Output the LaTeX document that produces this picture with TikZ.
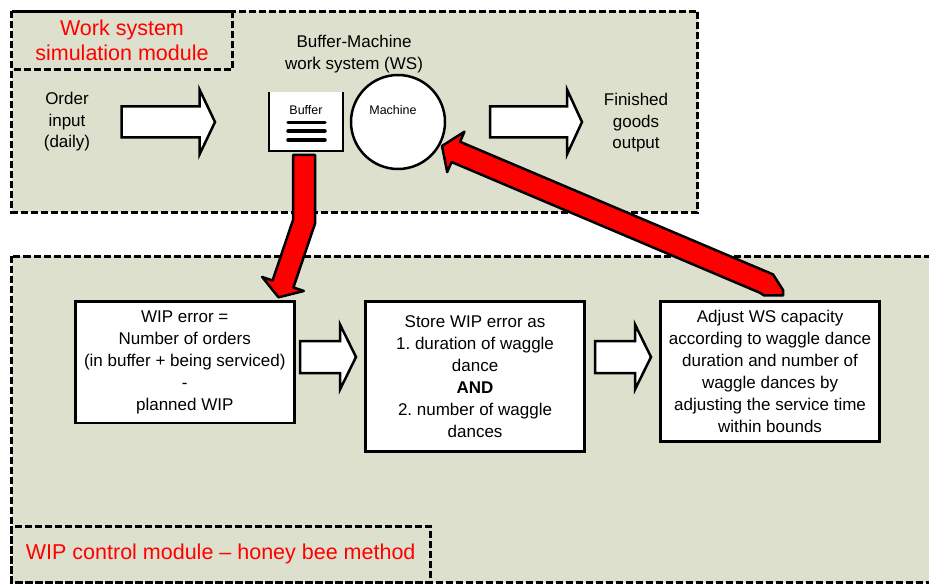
\documentclass[tikz,border=0pt]{standalone}
\usepackage{fontspec}
\setmainfont{Liberation Sans}
\frenchspacing
\definecolor{panel}{RGB}{221,224,204}
\tikzset{
 panelbox/.style={fill=panel, draw=black, line width=3pt, dash pattern=on 7pt off 3pt},
 titlebox/.style={draw=black, line width=3pt, dash pattern=on 7pt off 3pt},
 procbox/.style={draw=black, fill=white, line width=2.5pt, align=center, inner sep=0pt,
   font=\fontsize{17}{22}\selectfont, anchor=north west},
 txt/.style={align=center, font=\fontsize{17}{21.6}\selectfont, inner sep=0pt},
 smalltxt/.style={font=\fontsize{12.5}{14}\selectfont, inner sep=0pt},
 redtitle/.style={text=red, font=\fontsize{21.5}{25}\selectfont, align=center, inner sep=0pt},
 blockarrow/.style={draw=black, fill=white, line width=2.5pt, line join=miter},
 redarrow/.style={draw=black, fill=red, line width=2.5pt, line join=round},
}
\newcommand\blockarr[5]{%
 \draw[blockarrow] (#1,#4-#5) -- (#2,#4-#5) -- (#2,#4-32.5) -- (#3,#4) -- (#2,#4+32.5)
   -- (#2,#4+#5) -- (#1,#4+#5) -- cycle;}
\begin{document}
\begin{tikzpicture}[x=1pt,y=-1pt]
\useasboundingbox (0,0) rectangle (929,585);
\clip (0,0) rectangle (929,585);
% panels
\draw[panelbox] (11.5,11.5) rectangle (697.5,212.5);
\draw[panelbox] (11.5,256.5) rectangle (945,582.5);
\draw[titlebox] (11.5,11.5) rectangle (232.5,69.5);
\draw[titlebox] (11.5,526) rectangle (430,582.5);
% titles
\node[redtitle] (t1) at (122,40) {Work system\\simulation module};
\node[redtitle] (t2) at (220.7,554) {WIP control module – honey bee method};
% top texts
\node[txt] (ws) at (354,54) {Buffer-Machine\\work system (WS)};
\node[txt] (oin) at (67,122) {Order\\input\\(daily)};
\node[txt] (fout) at (636,123) {Finished\\goods\\output};
% buffer
\node[fill=white, minimum width=74pt, minimum height=59pt, inner sep=0pt] (buf) at (306,121.5) {};
\draw[line width=2.5pt] (buf.north west) -- (buf.south west) -- (buf.south east) -- (buf.north east);
\node[smalltxt] (buflbl) at (306,110) {Buffer};
\draw[line width=3.5pt, line cap=round] (288,122.3) -- (325,122.3);
\draw[line width=3.5pt, line cap=round] (288,131) -- (325,131);
\draw[line width=3.5pt, line cap=round] (288,140) -- (325,140);
% machine
\node[circle, draw, fill=white, line width=2.5pt, minimum size=94pt, inner sep=0pt] (mach) at (398,122) {};
\node[smalltxt] (machlbl) at (393,110) {Machine};
% process boxes
\node[procbox, minimum width=219pt, minimum height=121pt] (b1) at (74,300.5)
  {WIP error =\\Number of orders\\(in buffer + being serviced)\\-\\planned WIP};
\node[procbox, minimum width=219pt, minimum height=149.5pt] (b2) at (364.3,300.5)
  {Store WIP error as\\1. duration of waggle\\dance\\\textbf{AND}\\2. number of waggle\\dances};
\node[procbox, minimum width=219pt, minimum height=139.5pt] (b3) at (659.3,300.5)
  {Adjust WS capacity\\according to waggle dance\\duration and number of\\waggle dances by\\adjusting the service time\\within bounds};
% block arrows
\blockarr{121.5}{199.5}{215}{122}{15.5}
\blockarr{490}{567}{582}{122}{15.5}
\blockarr{300}{340}{356}{357}{16}
\blockarr{595}{635}{651}{357}{16}
% red arrows
\draw[redarrow] (293,155) -- (315,155) -- (315,223.6) -- (293.4,287.5) -- (303.8,291)
  -- (278.5,297.3) -- (262.2,277) -- (272.6,280.5) -- (293,220) -- cycle;
\draw[redarrow] (442,146) -- (464.4,131.7) -- (460.1,141.8) -- (773,274.4) -- (783,290)
  -- (783,295.5) -- (764,295.5) -- (760,292.8) -- (451.5,162) -- (447.2,172.1) -- cycle;
\end{tikzpicture}
\end{document}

_DESCRIPTION OF THE TASK_
Without the pictures, copy the material exactly as given.

_FINISHED TASK_
Output the LaTeX document that produces this picture with TikZ.
\documentclass[tikz,border=0pt]{standalone}
\usepackage{fontspec}
\setmainfont{Liberation Sans}
\frenchspacing
\definecolor{panel}{RGB}{221,224,204}
\tikzset{
 panelbox/.style={fill=panel, draw=black, line width=3pt, dash pattern=on 7pt off 3pt},
 titlebox/.style={draw=black, line width=3pt, dash pattern=on 7pt off 3pt},
 procbox/.style={draw=black, fill=white, line width=2.5pt, align=center, inner sep=0pt,
   font=\fontsize{17}{22}\selectfont, anchor=north west},
 txt/.style={align=center, font=\fontsize{17}{21.6}\selectfont, inner sep=0pt},
 smalltxt/.style={font=\fontsize{12.5}{14}\selectfont, inner sep=0pt},
 redtitle/.style={text=red, font=\fontsize{21.5}{25}\selectfont, align=center, inner sep=0pt},
 blockarrow/.style={draw=black, fill=white, line width=2.5pt, line join=miter},
 redarrow/.style={draw=black, fill=red, line width=2.5pt, line join=round},
}
\newcommand\blockarr[5]{%
 \draw[blockarrow] (#1,#4-#5) -- (#2,#4-#5) -- (#2,#4-32.5) -- (#3,#4) -- (#2,#4+32.5)
   -- (#2,#4+#5) -- (#1,#4+#5) -- cycle;}
\begin{document}
\begin{tikzpicture}[x=1pt,y=-1pt]
\useasboundingbox (0,0) rectangle (929,585);
\clip (0,0) rectangle (929,585);
% panels
\draw[panelbox] (11.5,11.5) rectangle (697.5,212.5);
\draw[panelbox] (11.5,256.5) rectangle (945,582.5);
\draw[titlebox] (11.5,11.5) rectangle (232.5,69.5);
\draw[titlebox] (11.5,526) rectangle (430,582.5);
% titles
\node[redtitle] (t1) at (122,40) {Work system\\simulation module};
\node[redtitle] (t2) at (220.7,554) {WIP control module – honey bee method};
% top texts
\node[txt] (ws) at (354,54) {Buffer-Machine\\work system (WS)};
\node[txt] (oin) at (67,122) {Order\\input\\(daily)};
\node[txt] (fout) at (636,123) {Finished\\goods\\output};
% buffer
\node[fill=white, minimum width=74pt, minimum height=59pt, inner sep=0pt] (buf) at (306,121.5) {};
\draw[line width=2.5pt] (buf.north west) -- (buf.south west) -- (buf.south east) -- (buf.north east);
\node[smalltxt] (buflbl) at (306,110) {Buffer};
\draw[line width=3.5pt, line cap=round] (288,122.3) -- (325,122.3);
\draw[line width=3.5pt, line cap=round] (288,131) -- (325,131);
\draw[line width=3.5pt, line cap=round] (288,140) -- (325,140);
% machine
\node[circle, draw, fill=white, line width=2.5pt, minimum size=94pt, inner sep=0pt] (mach) at (398,122) {};
\node[smalltxt] (machlbl) at (393,110) {Machine};
% process boxes
\node[procbox, minimum width=219pt, minimum height=121pt] (b1) at (74,300.5)
  {WIP error =\\Number of orders\\(in buffer + being serviced)\\-\\planned WIP};
\node[procbox, minimum width=219pt, minimum height=149.5pt] (b2) at (364.3,300.5)
  {Store WIP error as\\1. duration of waggle\\dance\\\textbf{AND}\\2. number of waggle\\dances};
\node[procbox, minimum width=219pt, minimum height=139.5pt] (b3) at (659.3,300.5)
  {Adjust WS capacity\\according to waggle dance\\duration and number of\\waggle dances by\\adjusting the service time\\within bounds};
% block arrows
\blockarr{121.5}{199.5}{215}{122}{15.5}
\blockarr{490}{567}{582}{122}{15.5}
\blockarr{300}{340}{356}{357}{16}
\blockarr{595}{635}{651}{357}{16}
% red arrows
\draw[redarrow] (293,155) -- (315,155) -- (315,223.6) -- (293.4,287.5) -- (303.8,291)
  -- (278.5,297.3) -- (262.2,277) -- (272.6,280.5) -- (293,220) -- cycle;
\draw[redarrow] (442,146) -- (464.4,131.7) -- (460.1,141.8) -- (773,274.4) -- (783,290)
  -- (783,295.5) -- (764,295.5) -- (760,292.8) -- (451.5,162) -- (447.2,172.1) -- cycle;
\end{tikzpicture}
\end{document}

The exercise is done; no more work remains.